── Provided data
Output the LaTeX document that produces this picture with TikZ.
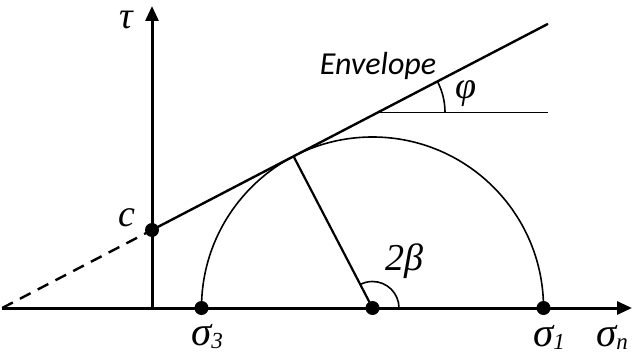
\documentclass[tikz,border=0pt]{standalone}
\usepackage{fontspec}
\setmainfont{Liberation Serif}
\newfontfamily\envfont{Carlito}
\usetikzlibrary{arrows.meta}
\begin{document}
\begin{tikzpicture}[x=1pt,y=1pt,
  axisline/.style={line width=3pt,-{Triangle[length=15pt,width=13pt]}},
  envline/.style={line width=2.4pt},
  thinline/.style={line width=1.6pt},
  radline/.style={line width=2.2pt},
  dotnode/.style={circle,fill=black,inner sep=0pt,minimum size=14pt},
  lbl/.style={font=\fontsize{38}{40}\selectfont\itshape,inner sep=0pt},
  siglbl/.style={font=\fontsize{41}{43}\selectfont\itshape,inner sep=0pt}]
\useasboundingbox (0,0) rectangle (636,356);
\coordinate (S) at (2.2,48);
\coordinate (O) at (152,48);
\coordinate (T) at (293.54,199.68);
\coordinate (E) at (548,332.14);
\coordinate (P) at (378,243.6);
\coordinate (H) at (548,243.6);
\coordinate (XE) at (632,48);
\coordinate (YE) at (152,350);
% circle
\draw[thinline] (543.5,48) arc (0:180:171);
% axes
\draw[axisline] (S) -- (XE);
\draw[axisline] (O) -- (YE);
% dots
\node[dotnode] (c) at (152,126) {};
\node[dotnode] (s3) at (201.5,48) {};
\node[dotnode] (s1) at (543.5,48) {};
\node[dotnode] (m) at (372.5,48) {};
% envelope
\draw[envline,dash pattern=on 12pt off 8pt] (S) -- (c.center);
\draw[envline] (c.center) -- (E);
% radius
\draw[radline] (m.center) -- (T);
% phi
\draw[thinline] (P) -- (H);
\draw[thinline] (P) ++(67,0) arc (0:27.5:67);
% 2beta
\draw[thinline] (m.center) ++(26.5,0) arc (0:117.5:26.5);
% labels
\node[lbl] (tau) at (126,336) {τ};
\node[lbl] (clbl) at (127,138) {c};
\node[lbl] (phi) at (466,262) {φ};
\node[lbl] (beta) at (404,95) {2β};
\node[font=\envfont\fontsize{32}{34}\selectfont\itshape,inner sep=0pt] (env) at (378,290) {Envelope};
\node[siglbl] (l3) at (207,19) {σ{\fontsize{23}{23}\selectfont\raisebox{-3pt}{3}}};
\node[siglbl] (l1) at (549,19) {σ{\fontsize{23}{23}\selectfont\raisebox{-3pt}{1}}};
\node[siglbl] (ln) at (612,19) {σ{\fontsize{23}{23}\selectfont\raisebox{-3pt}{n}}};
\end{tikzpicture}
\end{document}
────
» What to produce
Each line of the data should be quoted exactly, with pictures left out.

» Completed task
Output the LaTeX document that produces this picture with TikZ.
\documentclass[tikz,border=0pt]{standalone}
\usepackage{fontspec}
\setmainfont{Liberation Serif}
\newfontfamily\envfont{Carlito}
\usetikzlibrary{arrows.meta}
\begin{document}
\begin{tikzpicture}[x=1pt,y=1pt,
  axisline/.style={line width=3pt,-{Triangle[length=15pt,width=13pt]}},
  envline/.style={line width=2.4pt},
  thinline/.style={line width=1.6pt},
  radline/.style={line width=2.2pt},
  dotnode/.style={circle,fill=black,inner sep=0pt,minimum size=14pt},
  lbl/.style={font=\fontsize{38}{40}\selectfont\itshape,inner sep=0pt},
  siglbl/.style={font=\fontsize{41}{43}\selectfont\itshape,inner sep=0pt}]
\useasboundingbox (0,0) rectangle (636,356);
\coordinate (S) at (2.2,48);
\coordinate (O) at (152,48);
\coordinate (T) at (293.54,199.68);
\coordinate (E) at (548,332.14);
\coordinate (P) at (378,243.6);
\coordinate (H) at (548,243.6);
\coordinate (XE) at (632,48);
\coordinate (YE) at (152,350);
% circle
\draw[thinline] (543.5,48) arc (0:180:171);
% axes
\draw[axisline] (S) -- (XE);
\draw[axisline] (O) -- (YE);
% dots
\node[dotnode] (c) at (152,126) {};
\node[dotnode] (s3) at (201.5,48) {};
\node[dotnode] (s1) at (543.5,48) {};
\node[dotnode] (m) at (372.5,48) {};
% envelope
\draw[envline,dash pattern=on 12pt off 8pt] (S) -- (c.center);
\draw[envline] (c.center) -- (E);
% radius
\draw[radline] (m.center) -- (T);
% phi
\draw[thinline] (P) -- (H);
\draw[thinline] (P) ++(67,0) arc (0:27.5:67);
% 2beta
\draw[thinline] (m.center) ++(26.5,0) arc (0:117.5:26.5);
% labels
\node[lbl] (tau) at (126,336) {τ};
\node[lbl] (clbl) at (127,138) {c};
\node[lbl] (phi) at (466,262) {φ};
\node[lbl] (beta) at (404,95) {2β};
\node[font=\envfont\fontsize{32}{34}\selectfont\itshape,inner sep=0pt] (env) at (378,290) {Envelope};
\node[siglbl] (l3) at (207,19) {σ{\fontsize{23}{23}\selectfont\raisebox{-3pt}{3}}};
\node[siglbl] (l1) at (549,19) {σ{\fontsize{23}{23}\selectfont\raisebox{-3pt}{1}}};
\node[siglbl] (ln) at (612,19) {σ{\fontsize{23}{23}\selectfont\raisebox{-3pt}{n}}};
\end{tikzpicture}
\end{document}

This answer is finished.